Shrinking feature size has been the trend in semiconductor device ever since the advent of integrated circuit (IC) devices. Overall, smaller feature size improves device performance. Examples evidencing this improvement are reflected in the increase of memory device capacity and the increase of the computing power of microprocessors. The push for higher packaging density also leads to 3-dimensional (3D) processing, which place components that used to be located at the top surface of the device inwardly into the body of the device. Examples of such processes are through-silicon-vias (TSVs) and trench metal-oxide-semiconductor field-effect transistors (MOSFETs).
One trench MOSFET design referred to herein as a “planar gate trench MOSFET” has a planar gate structure with polysilicon filled trenches as field plates (sometimes referred to as “RESURF trenches) on both sides of the gate stack, a source in the semiconductor surface between the gate stack and the trenches, and a drain on the bottom surface of the device. For purposes of this patent application, the term “RESURF” is understood to refer to a region/material which reduces an electric field in an adjacent semiconductor region. A RESURF region may be for example a semiconductor region with an opposite conductivity type from the adjacent semiconductor region. RESURF structures are described in Appels, et. al., “Thin Layer High Voltage Devices” Philips J, Res. 35 1-13, 1980.
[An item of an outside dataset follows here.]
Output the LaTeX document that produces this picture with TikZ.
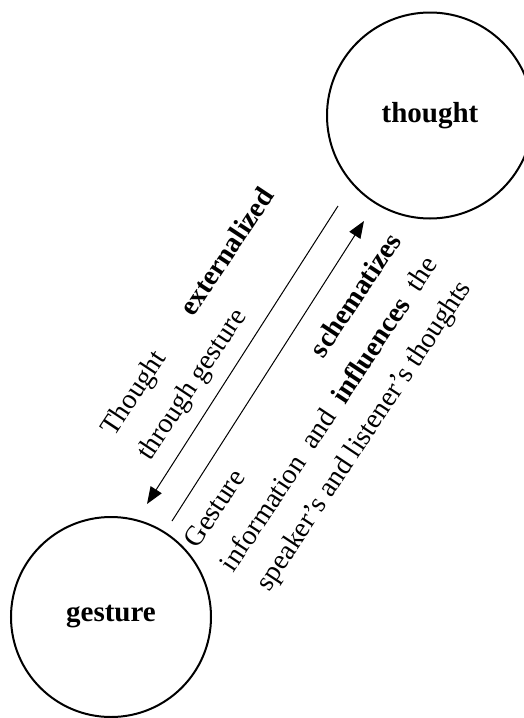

In contrast to a planar gate trench MOSFET, a trench gate MOSFET, sometimes referred to simply as a trench MOSFET, comprises a trench gate structure that is recessed and perpendicularly oriented relative to the semiconductor surface. A significant feature of trench gate MOSFETs is that it lacks the Junction Field Effect Transistor (JFET) effect.
In the case of a power trench MOSFET, whether it is a planar gate trench MOSFET or a trench gate MOSFET (collectively a “trench MOSFET”), it is common to lay out multiple transistor cells arranged physically and electrically in parallel across the area of the device. Each cell of a trench MOSFET has three separate electrical terminals, the source which is normally shorted to the body, the drain, and the gate. In a switching application, the trench MOSFET operates either in an on-state in which current passes vertically between the source terminal and the drain terminal, or in an off-state in which virtually no current passes between the source and drain terminals. The operation of switching on and switching off for MOSFETs including trench MOSFETs can be modeled by the charging and discharging of a combination of equivalent capacitors between the gate electrode and the body, the source, and the drain. The time it takes to charge and discharge these capacitors determines the switching speed of the MOSFET.